Why You Feel Out of Control (Even When You're Trying Hard)

If you can manage a team, hold a household together, and carry enormous pressure without falling apart — but still feel helpless around food — this isn't a willpower problem. Here's what's actually going on.

You can lead a team. Manage a household. Handle pressure and show up for everyone who needs you. And yet — a bag of chips at the end of a hard day can feel stronger than all of that combined.

If you've lived with this kind of contradiction, you know how confusing it is. You're deeply capable. You're not someone who falls apart. And yet here, in this one area, something keeps happening that you can't seem to think or discipline your way out of.
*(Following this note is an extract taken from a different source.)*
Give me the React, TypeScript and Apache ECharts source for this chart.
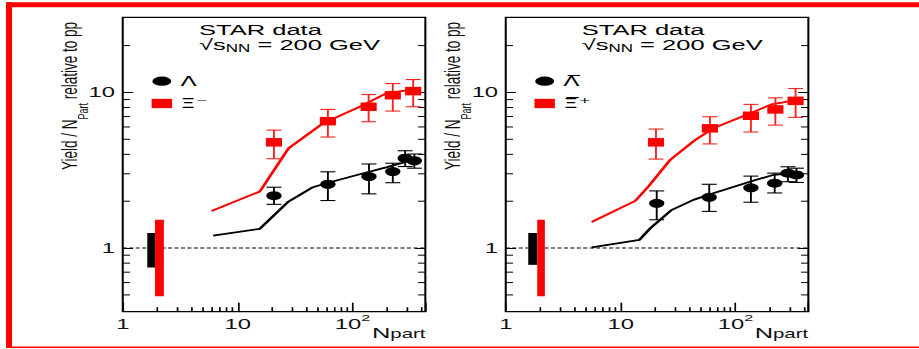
import React, { useEffect, useRef } from 'react';
import * as echarts from 'echarts';

// ---------- data ----------
const X_MIN = 1;
const X_MAX = 430;
const Y_MIN = 0.39;
const Y_MAX = 30.4;
const UNITY = 1;

const xTickValues = [1, 10, 100];
const xTickLabels = ['1', '10', '10^2'];
const yTickValues = [1, 10];
const yTickLabels = ['1', '10'];
const xMinorTicks = [2, 3, 4, 5, 6, 7, 8, 9, 20, 30, 40, 50, 60, 70, 80, 90, 200, 300, 400];
const yMinorTicks = [0.5, 0.6, 0.7, 0.8, 0.9, 2, 3, 4, 5, 6, 7, 8, 9, 20];

// left panel: Lambda and Xi-
const lambdaNpart = [20.7, 61, 139, 224, 287, 345];
const lambdaYield = [2.17, 2.57, 2.88, 3.1, 3.78, 3.64];
const lambdaLow = [1.91, 2.02, 2.23, 2.63, 3.34, 3.26];
const lambdaHigh = [2.46, 3.09, 3.47, 3.51, 4.22, 4.02];
const xiNpart = [20.7, 61, 138, 224, 337];
const xiYield = [4.78, 6.54, 8.09, 9.6, 10.2];
const xiLow = [3.75, 5.17, 6.48, 7.59, 8.09];
const xiHigh = [5.73, 7.78, 9.7, 11.4, 12.1];
const lambdaModelNpart = [6.12, 15.6, 27.7, 45.2, 59.1, 115.6, 196, 334];
const lambdaModel = [1.2, 1.33, 1.99, 2.46, 2.61, 2.98, 3.3, 3.68];
const xiModelNpart = [5.93, 15.6, 27.7, 55.2, 115.6, 196, 334];
const xiModel = [1.73, 2.31, 4.37, 6.33, 8.09, 9.86, 10.45];
const ppBlackLeft = [1.635, 1.91, 0.75, 1.25];
const ppRedLeft = [1.91, 2.28, 0.49, 1.52];

// right panel: anti-Lambda and anti-Xi+
const aLambdaNpart = [20.6, 59, 136, 219, 286, 339];
const aLambdaYield = [1.94, 2.12, 2.44, 2.61, 3.03, 2.95];
const aLambdaLow = [1.52, 1.72, 1.97, 2.26, 2.67, 2.64];
const aLambdaHigh = [2.33, 2.57, 2.9, 3.03, 3.33, 3.26];
const aXiNpart = [20.3, 59.8, 136, 222, 333];
const aXiYield = [4.78, 5.88, 7.08, 7.78, 8.83];
const aXiLow = [3.73, 4.67, 5.57, 6.17, 6.92];
const aXiHigh = [5.82, 6.98, 8.38, 9.23, 10.6];
const aLambdaModelNpart = [5.6, 14.6, 18.1, 27.9, 43, 64, 133, 212, 339];
const aLambdaModel = [1.01, 1.13, 1.34, 1.76, 2.04, 2.25, 2.67, 2.95, 3.03];
const aXiModelNpart = [5.6, 13.4, 17.4, 26.9, 44.3, 63.9, 133, 205, 339];
const aXiModel = [1.47, 2.01, 2.48, 3.68, 4.94, 5.88, 7.33, 8.38, 8.93];
const ppBlackRight = [1.57, 1.88, 0.78, 1.25];
const ppRedRight = [1.88, 2.19, 0.49, 1.52];

const NAME_L = 'Λ';
const NAME_X = 'Ξ⁻';
const NAME_AL = 'Λ\u0305';
const NAME_AX = 'Ξ\u0305⁺';

// ---------- layout ----------
const S = 1.7; // horizontal stretch of the original picture
const CW = 541;
const CH = 349;
const FONT = '"Liberation Sans", Arial, Helvetica, sans-serif';
const LEGEND_FONT = '"DejaVu Sans", "Liberation Sans", sans-serif';
const RED = '#ff0000';
const BLACK = '#000000';
const PANEL_DX = 225.1;

const zip = (a: number[], b: number[]) => a.map((v, i) => [v, b[i]]);
const zip4 = (a: number[], b: number[], c: number[], d: number[]) => a.map((v, i) => [v, b[i], c[i], d[i]]);

const tickLabel = (values: number[], labels: string[]) => (v: number) => {
  for (let i = 0; i < values.length; i++) {
    if (Math.abs(v - values[i]) < 1e-6 * values[i]) {
      const parts = labels[i].split('^');
      return parts.length > 1 ? `{n|${parts[0]}}{sup|${parts[1]}}` : `{n|${parts[0]}}`;
    }
  }
  return '';
};

const xLabelRich = {
  n: { fontSize: 14, lineHeight: 18, verticalAlign: 'bottom', color: '#111', fontFamily: FONT },
  sup: { fontSize: 9.5, lineHeight: 10, verticalAlign: 'top', color: '#111', fontFamily: FONT },
};
const yLabelRich = {
  n: { fontSize: 14, lineHeight: 16, verticalAlign: 'middle', color: '#111', fontFamily: FONT },
};

const tickLine = (x1: number, y1: number, x2: number, y2: number) => ({
  type: 'line',
  shape: { x1, y1, x2, y2 },
  style: { stroke: BLACK, lineWidth: 1 },
});

const xTickRender = (params: any, api: any) => {
  const p = api.coord([api.value(0), Y_MIN]);
  return tickLine(p[0], p[1], p[0], p[1] - 4.5);
};
const yTickRender = (params: any, api: any) => {
  const pl = api.coord([X_MIN, api.value(1)]);
  const pr = api.coord([X_MAX, api.value(1)]);
  return {
    type: 'group',
    children: [tickLine(pl[0], pl[1], pl[0] + 4.3, pl[1]), tickLine(pr[0], pr[1], pr[0] - 4.3, pr[1])],
  };
};
const errRender = (color: string) => (params: any, api: any) => {
  const x = api.value(0);
  const top = api.coord([x, api.value(3)]);
  const bot = api.coord([x, api.value(2)]);
  const hw = 4.4;
  const st = { stroke: color, lineWidth: 1.1 };
  return {
    type: 'group',
    children: [
      { type: 'line', shape: { x1: top[0], y1: top[1], x2: bot[0], y2: bot[1] }, style: st },
      { type: 'line', shape: { x1: top[0] - hw, y1: top[1], x2: top[0] + hw, y2: top[1] }, style: st },
      { type: 'line', shape: { x1: bot[0] - hw, y1: bot[1], x2: bot[0] + hw, y2: bot[1] }, style: st },
    ],
  };
};
const boxRender = (color: string) => (params: any, api: any) => {
  const p0 = api.coord([api.value(0), api.value(3)]);
  const p1 = api.coord([api.value(1), api.value(2)]);
  return {
    type: 'rect',
    shape: { x: p0[0], y: p0[1], width: p1[0] - p0[0], height: p1[1] - p0[1] },
    style: { fill: color },
  };
};

const ELLIPSE = 'path://M0,5a6,5 0 1,0 12,0a6,5 0 1,0 -12,0z';

function panelSeries(gi: number, d: any) {
  const xi = gi;
  const yi = gi * 2;
  const base = { xAxisIndex: xi, yAxisIndex: yi };
  return [
    { ...base, type: 'custom', name: 'xticks' + gi, data: xMinorTicks.map((v) => [v, Y_MIN]), renderItem: xTickRender, silent: true, z: 4 },
    { ...base, type: 'custom', name: 'yticks' + gi, data: yMinorTicks.map((v) => [X_MIN, v]), renderItem: yTickRender, silent: true, z: 4 },
    { ...base, type: 'custom', name: 'ppB' + gi, data: [d.ppBlack], encode: { x: [0, 1], y: [2, 3] }, renderItem: boxRender(BLACK), silent: true, z: 3 },
    { ...base, type: 'custom', name: 'ppR' + gi, data: [d.ppRed], encode: { x: [0, 1], y: [2, 3] }, renderItem: boxRender(RED), silent: true, z: 3 },
    {
      ...base, type: 'line', name: 'unity' + gi, data: [[X_MIN, UNITY], [X_MAX, UNITY]], symbol: 'none', silent: true, z: 2,
      lineStyle: { color: BLACK, width: 1, type: [2.4, 1.4] },
    },
    {
      ...base, type: 'line', name: 'modelL' + gi, data: zip(d.lmx, d.lm), symbol: 'none', silent: true, z: 5,
      lineStyle: { color: BLACK, width: 1.8 },
    },
    {
      ...base, type: 'line', name: 'modelX' + gi, data: zip(d.xmx, d.xm), symbol: 'none', silent: true, z: 5,
      lineStyle: { color: RED, width: 1.8 },
    },
    { ...base, type: 'custom', name: 'errL' + gi, data: zip4(d.lx, d.ly, d.llo, d.lhi), encode: { x: 0, y: 1 }, renderItem: errRender(BLACK), silent: true, z: 6 },
    { ...base, type: 'custom', name: 'errX' + gi, data: zip4(d.xx, d.xy, d.xlo, d.xhi), encode: { x: 0, y: 1 }, renderItem: errRender('#ff2020'), silent: true, z: 6 },
    { ...base, type: 'scatter', name: d.nameL, data: zip(d.lx, d.ly), symbol: 'circle', symbolSize: 9, itemStyle: { color: BLACK, opacity: 1 }, z: 7 },
    { ...base, type: 'scatter', name: d.nameX, data: zip(d.xx, d.xy), symbol: 'rect', symbolSize: [9.5, 8.5], itemStyle: { color: RED, opacity: 1 }, z: 7 },
  ];
}

const leftData = {
  ppBlack: ppBlackLeft, ppRed: ppRedLeft,
  lmx: lambdaModelNpart, lm: lambdaModel, xmx: xiModelNpart, xm: xiModel,
  lx: lambdaNpart, ly: lambdaYield, llo: lambdaLow, lhi: lambdaHigh,
  xx: xiNpart, xy: xiYield, xlo: xiLow, xhi: xiHigh,
  nameL: NAME_L, nameX: NAME_X,
};
const rightData = {
  ppBlack: ppBlackRight, ppRed: ppRedRight,
  lmx: aLambdaModelNpart, lm: aLambdaModel, xmx: aXiModelNpart, xm: aXiModel,
  lx: aLambdaNpart, ly: aLambdaYield, llo: aLambdaLow, lhi: aLambdaHigh,
  xx: aXiNpart, xy: aXiYield, xlo: aXiLow, xhi: aXiHigh,
  nameL: NAME_AL, nameX: NAME_AX,
};

const xAxisOf = (gi: number) => ({
  type: 'log', logBase: 10, gridIndex: gi, min: X_MIN, max: X_MAX,
  axisLine: { show: false },
  axisTick: { show: true, inside: true, length: 9, lineStyle: { color: BLACK, width: 1 } },
  splitLine: { show: false },
  axisLabel: { margin: 1, formatter: tickLabel(xTickValues, xTickLabels), rich: xLabelRich, color: '#111' },
});
const yAxisOf = (gi: number, pos: 'left' | 'right') => ({
  type: 'log', logBase: 10, gridIndex: gi, min: Y_MIN, max: Y_MAX, position: pos,
  axisLine: { show: false },
  axisTick: { show: true, inside: true, length: 6, lineStyle: { color: BLACK, width: 1 } },
  splitLine: { show: false },
  axisLabel: pos === 'left'
    ? { margin: 4.5, formatter: tickLabel(yTickValues, yTickLabels), rich: yLabelRich, color: '#111' }
    : { show: false },
});

const legendOf = (left: number, names: string[]) => ({
  orient: 'vertical', left, top: 74.2, padding: 0, itemGap: 8.3,
  itemWidth: 12, itemHeight: 9.3, selectedMode: false,
  data: [{ name: names[0], icon: ELLIPSE }, { name: names[1], icon: 'rect' }],
  textStyle: { fontSize: 14, color: BLACK, fontFamily: LEGEND_FONT },
});

function panelTexts(dx: number) {
  return [
    {
      type: 'text', x: 117.1 + dx, y: 29.2,
      style: { text: 'STAR data', fontSize: 15, fontFamily: FONT, fill: BLACK, align: 'left', verticalAlign: 'middle' },
    },
    {
      type: 'text', x: 117.1 + dx, y: 45.5,
      style: {
        text: '{m|√s}{sub|NN}{m| = 200 GeV}', align: 'left', verticalAlign: 'middle', fill: BLACK, fontFamily: FONT,
        rich: {
          m: { fontSize: 15, lineHeight: 16, verticalAlign: 'top', fill: BLACK, fontFamily: FONT },
          sub: { fontSize: 10, lineHeight: 16, verticalAlign: 'bottom', fill: BLACK, fontFamily: FONT },
        },
      },
    },
    {
      type: 'text', x: 43.6 + dx, y: 22, rotation: Math.PI / 2,
      style: {
        text: '{m|Yield / N}{s|Part}{m| relative to pp}', align: 'right', verticalAlign: 'middle', fill: '#111', fontFamily: FONT,
        rich: {
          m: { fontSize: 13.5, lineHeight: 14, verticalAlign: 'top', fill: '#111', fontFamily: FONT },
          s: { fontSize: 9, lineHeight: 19.5, verticalAlign: 'bottom', fill: '#111', fontFamily: FONT },
        },
      },
    },
    {
      type: 'text', x: 218.8 + dx, y: 332.3,
      style: {
        text: '{n|N}{s|part}', align: 'left', verticalAlign: 'middle', fill: '#111', fontFamily: FONT,
        rich: {
          n: { fontSize: 15, lineHeight: 16, verticalAlign: 'bottom', fill: '#111', fontFamily: FONT },
          s: { fontSize: 12, lineHeight: 15, verticalAlign: 'bottom', fill: '#111', fontFamily: FONT },
        },
      },
    },
  ];
}

const option: any = {
  animation: false,
  backgroundColor: '#ffffff',
  textStyle: { fontFamily: FONT },
  grid: [
    { left: 72.2, top: 17.3, width: 178, height: 294.4, show: true, borderColor: BLACK, borderWidth: 1.2, backgroundColor: 'transparent' },
    { left: 297.5, top: 17.3, width: 178, height: 294.4, show: true, borderColor: BLACK, borderWidth: 1.2, backgroundColor: 'transparent' },
  ],
  xAxis: [xAxisOf(0), xAxisOf(1)],
  yAxis: [yAxisOf(0, 'left'), yAxisOf(0, 'right'), yAxisOf(1, 'left'), yAxisOf(1, 'right')],
  legend: [legendOf(89.2, [NAME_L, NAME_X]), legendOf(314.4, [NAME_AL, NAME_AX])],
  series: [...panelSeries(0, leftData), ...panelSeries(1, rightData)],
  graphic: [
    { type: 'rect', shape: { x: 3.53, y: 2.3, width: CW - 3.53, height: 5 }, style: { fill: RED } },
    { type: 'rect', shape: { x: 3.53, y: 2.3, width: 3.53, height: 345.7 }, style: { fill: RED } },
    { type: 'rect', shape: { x: 7, y: 346.6, width: CW - 7, height: 1.4 }, style: { fill: RED } },
    ...panelTexts(0),
    ...panelTexts(PANEL_DX),
  ],
};

export default function App() {
  const ref = useRef<HTMLDivElement>(null);
  useEffect(() => {
    if (!ref.current) return;
    const chart = echarts.init(ref.current, undefined, { renderer: 'svg', width: CW, height: CH });
    chart.setOption(option);
    return () => chart.dispose();
  }, []);
  return (
    <div style={{ position: 'absolute', left: 0, top: 0, width: 919, height: CH, overflow: 'hidden', background: '#fff' }}>
      <div
        ref={ref}
        style={{ width: CW, height: CH, transform: `scaleX(${S})`, transformOrigin: '0 0' }}
      />
    </div>
  );
}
The reason is not what most people think.

It's Not a Willpower Problem. It's a Depletion Problem.

For a lot of high-functioning people, the reason food feels out of control isn't because they lack willpower. It's because they've been using too much of it. All day. On everything else.

When you're the person everyone counts on — the one who holds things together, who keeps going, who solves the problems — your internal resources get spent in ways that don't show up on any calendar. By the time the day winds down, the part of you that makes deliberate choices is genuinely exhausted. And in that gap, food can stop feeling like a choice and start feeling like relief.

That's not weakness. That's an overloaded system reaching for the fastest available reset.

Why Knowing Better Doesn't Always Help

One of the most painful parts of this pattern is the moment when you can see exactly what's happening — and it still happens anyway. You know this is stress, not hunger. You know this probably won't make you feel better. And still, it can feel like something in you is already moving before the rest of you catches up.

This is where people tend to turn on themselves: What is wrong with me? I know better than this.

But here's what's important to understand: awareness, by itself, doesn't always create change. Awareness without enough safety often just creates more frustration. Now you can see the pattern clearly — but you still don't know how to help yourself in the moment when it matters. That gap between knowing and doing isn't a character flaw. It's the actual problem worth solving.

The eating isn't the problem. It's the relief strategy. When all your attention goes to controlling the behavior, you miss the reason the behavior is happening in the first place.

What's Actually Happening Inside

A lot of high-functioning people get very good at managing what's happening around them while quietly disconnecting from what's happening inside them. You stay responsible. You keep functioning. You keep showing up. And from the outside, it can look like you're doing just fine.

But internal distress doesn't disappear just because you stayed productive. Stress doesn't vanish because you kept it together. It stays in the system. And when it builds loud enough, your body reaches for relief — not because it's weak, but because it's trying to help.

That's the part most people miss: the eating is not the problem. It's the relief strategy. And when all your attention goes to controlling the behavior, you miss the reason the behavior is happening in the first place.

Why More Control Usually Makes It Worse

The instinct, when this pattern shows up, is to get harder on yourself. Don't do it. Be stronger. Get it together. But to a system that's already overwhelmed, more pressure doesn't feel like support. It feels like more threat. And pressure creates urgency — which is why the harder you push, the stronger the urge can get.

This is why control so often turns into what looks like rebellion. Not because you're self-sabotaging, but because the part of you under pressure is simply trying to escape it. More control hasn't created more safety. It's just created more exhaustion.

The Shift That Actually Changes Things

The question most people ask is: how do I control this better? The question that actually opens something is: what would help this feel safer right now?

And sometimes underneath that, an even more fundamental one: what would help me feel more connected to myself here? Because for a lot of people, what makes the urge escalate isn't just the urge itself — it's the feeling of being alone in it. Cut off from your own steadiness. Braced against yourself instead of with yourself.

The next time the urge shows up, instead of don't do this, try: something in me is overwhelmed right now. That one shift changes everything. Because now you're not fighting yourself. You're listening. And when your system no longer has to escalate to get your attention, something starts to soften.

Presence provides the relief that food was trying to mimic. Not all at once — but one moment of staying with yourself instead of fighting yourself at a time.